I realised the other day how few craft related posts I’m doing at the moment because I’m spending so much time in the garden.
At the moment our garden is beyond parched. We haven’t had rain in 2 weeks so the soil is very hard and the grass has turned to straw. Surprisingly, most of our plants seem to be fairing well despite my slap dash watering.
It’s my first year growing chillies. We have 4 chilli plants – I can’t tell you exactly varieties they are because I sowed the seeds and then muddled up the pots before I got a chance to label them (smart!). So I’ve labelled them according to what I think they are. Three of the four plants seem to be doing well and have produced chillies. They’ve had a small amount of flower drop but generally they seem happy.
The third plant seems to be having real problems setting fruit. The flower stems go yellow, start to dry up and drop off.
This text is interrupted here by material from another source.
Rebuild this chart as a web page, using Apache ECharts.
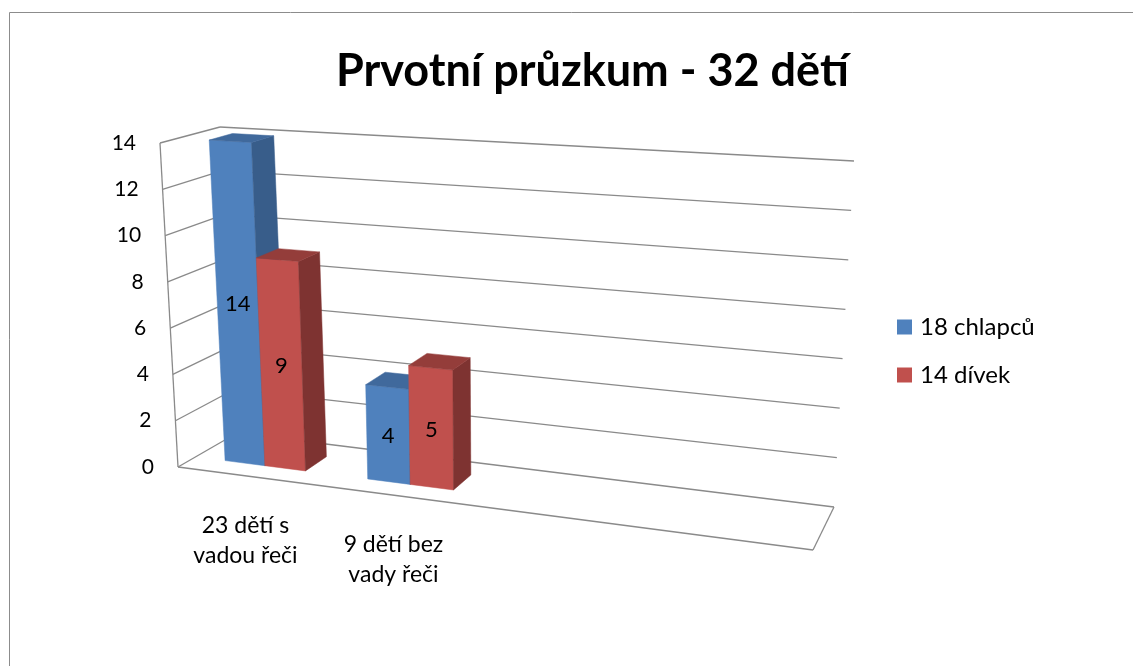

Not one of the flowers has started to grow into a chilli. They are planted outdoors in the ground rather than pots. I’ve tried pollinating the flowers by hand with a paintbrush. One flower looked like it was starting show the first signs of a chilli and then also went yellow and dropped off. Does anyone know what would be causing this? I don’t think I’m overwatering so I’m really not sure what else it could be. The top of this plant is very green and healthy so it seems odd that it’s having such problems producing chillies.
Everything has come into flower which means we have had flowers in the house again. Flowers aren’t something I buy very often so I look forward to this time of year when I can just go and get some from the garden.
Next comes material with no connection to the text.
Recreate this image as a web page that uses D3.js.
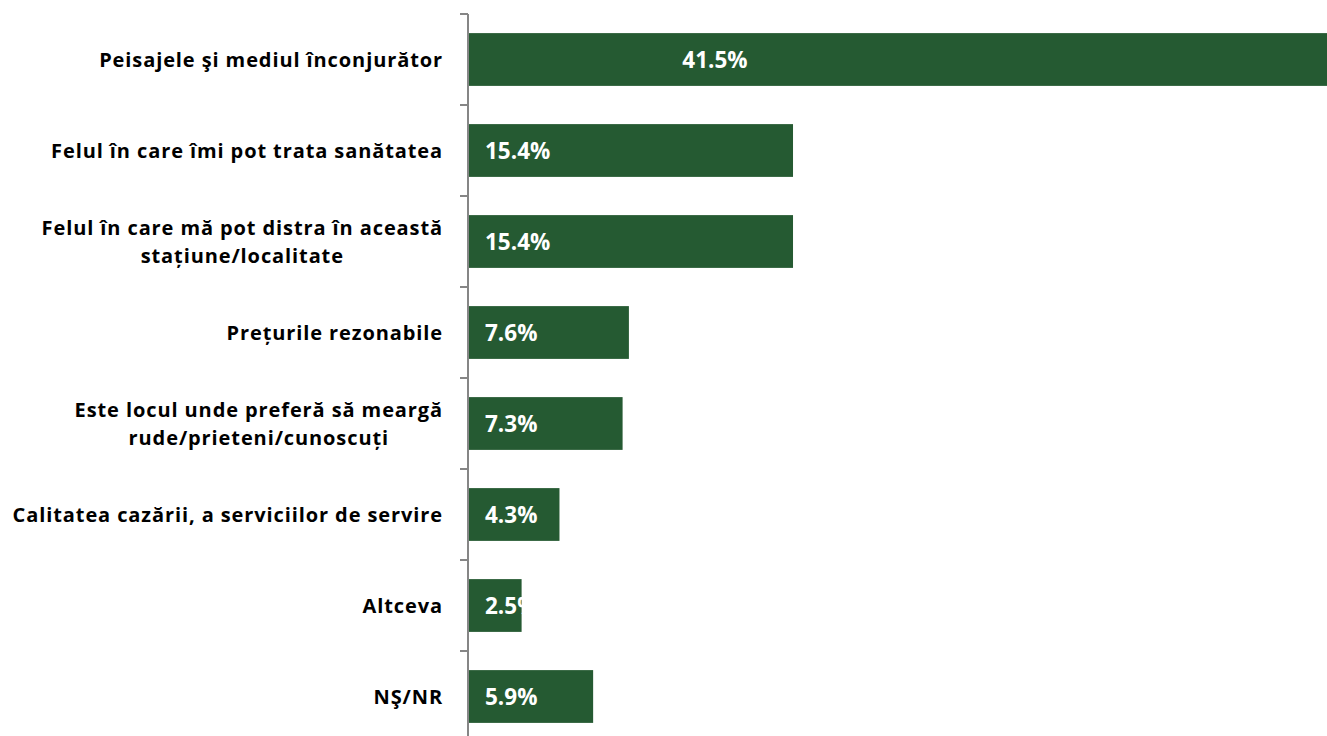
<!DOCTYPE html>
<html>
<head>
<meta charset="utf-8">
<script src="https://cdn.jsdelivr.net/npm/d3@7"></script>
<style>
  html, body { margin: 0; padding: 0; background: #fff; overflow: hidden; }
  svg { display: block; }
  text { font-family: "Open Sans", Lato, sans-serif; font-weight: 700; }
</style>
</head>
<body>
<svg id="chart" width="1327" height="736"></svg>
<script>
const categories = [
  ["Peisajele şi mediul înconjurător"],
  ["Felul în care îmi pot trata sanătatea"],
  ["Felul în care mă pot distra în această", "stațiune/localitate"],
  ["Prețurile rezonabile"],
  ["Este locul unde preferă să meargă", "rude/prieteni/cunoscuți"],
  ["Calitatea cazării, a serviciilor de servire"],
  ["Altceva"],
  ["NŞ/NR"]
];
const values = [41.5, 15.4, 15.4, 7.6, 7.3, 4.3, 2.5, 5.9];
const valueLabels = ["41.5%", "15.4%", "15.4%", "7.6%", "7.3%", "4.3%", "2.5%", "5.9%"];

(function () {
const W = 1327, H = 736;
const svg = d3.select("#chart");
const x0 = 468;
const plotTop = 14, band = 91;

const x = d3.scaleLinear().domain([0, 41.5]).range([x0 + 1, x0 + 1 + 41.5 * 21.04]);
const ids = values.map((d, i) => i);
const y = d3.scaleBand().domain(ids).range([plotTop, plotTop + band * ids.length]).paddingInner(0.42).paddingOuter(0.21);

const clip = svg.append("defs").append("clipPath").attr("id", "plotclip");
clip.append("rect").attr("x", x0).attr("y", 0).attr("width", W - x0).attr("height", H);

const color = "#255a32";
const g = svg.append("g").attr("clip-path", "url(#plotclip)");
g.selectAll("rect.bar").data(values).join("rect")
  .attr("class", "bar")
  .attr("x", x(0))
  .attr("y", (d, i) => y(i))
  .attr("width", d => x(d) - x(0))
  .attr("height", y.bandwidth())
  .attr("fill", color);

// value labels
g.selectAll("text.val").data(values).join("text")
  .attr("class", "val")
  .attr("x", (d, i) => x(d) > W ? 715 : x(0) + 16)
  .attr("text-anchor", (d, i) => x(d) > W ? "middle" : "start")
  .attr("y", (d, i) => y(i) + y.bandwidth() / 2)
  .attr("dy", "0.36em")
  .attr("fill", "#fff")
  .attr("font-size", 22.5)
  .text((d, i) => valueLabels[i]);

// axis
const yAxis = d3.scaleBand().domain(ids).range([plotTop, plotTop + band * ids.length]);
const axG = svg.append("g");
axG.append("line").attr("x1", x0).attr("x2", x0).attr("y1", plotTop).attr("y2", H)
  .attr("stroke", "#868686").attr("stroke-width", 2);
axG.selectAll("line.tick").data(ids).join("line")
  .attr("class", "tick")
  .attr("x1", x0 - 8).attr("x2", x0)
  .attr("y1", d => yAxis(d)).attr("y2", d => yAxis(d))
  .attr("stroke", "#868686").attr("stroke-width", 2);

// category labels
const labelRight = 443;
const lineH = 28;
categories.forEach((lines, i) => {
  const cy = yAxis(i) + band / 2;
  const grp = svg.append("g");
  const texts = lines.map((s, j) => grp.append("text")
    .attr("font-size", 20)
    .attr("letter-spacing", 0.9)
    .attr("fill", "#000")
    .attr("y", cy + (j - (lines.length - 1) / 2) * lineH)
    .attr("dy", "0.36em")
    .attr("text-anchor", "middle")
    .text(s));
  const maxW = d3.max(texts, t => t.node().getBBox().width);
  texts.forEach(t => t.attr("x", labelRight - maxW / 2));
});
})();
</script>
</body>
</html>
I found some flowers growing elsewhere in the garden that looked like white bluebells so I picked a load and put them in a pot on the table. The only trouble was the whole living room started to smell of onions so they had to go.
We were given a tray of geraniums again this year and they are all flowering and looking beautiful.
Last year I planted my hydrangea in the flower bed my neighbour gave me but it’s never really been happy there. I think it’s a combination of too much sun and sandy, nutrient poor soil. It now sits in a large pot of compost in the shade which has helped it sprung back to life. It’s covered with flowers with lots of new growth.
This is the first year I’m seed saving. I got a great book for Christmas called Seedswap: The Gardener’s Guide to Saving and Swapping Seeds. It inspired me to get started on a seed bank for home.
I harvested some wild garlic seeds a month ago and I’m also saving chive seeds. I bought the chive plants at a farmer’s market so I’m not sure if they were grown from true or hybrid (F1) seeds. If they are hybrids, the seeds may not grown next year but at least it gives me a chance to perfect my seed saving technique (no mould etc) on seeds that aren’t that important. I have so many of them – each head produces dozens of seeds.
And today I found a grasshopper on the sage. They seem to like this spot in the garden and use to live in the bergamot bush that use to be planted where sage now grows.
There are more flowers than vegetables in our vegetable garden compared to June. Now the chillies are growing, I have moved my focus away from the strawberries and lettuce for a change. And that’s my roundup of July!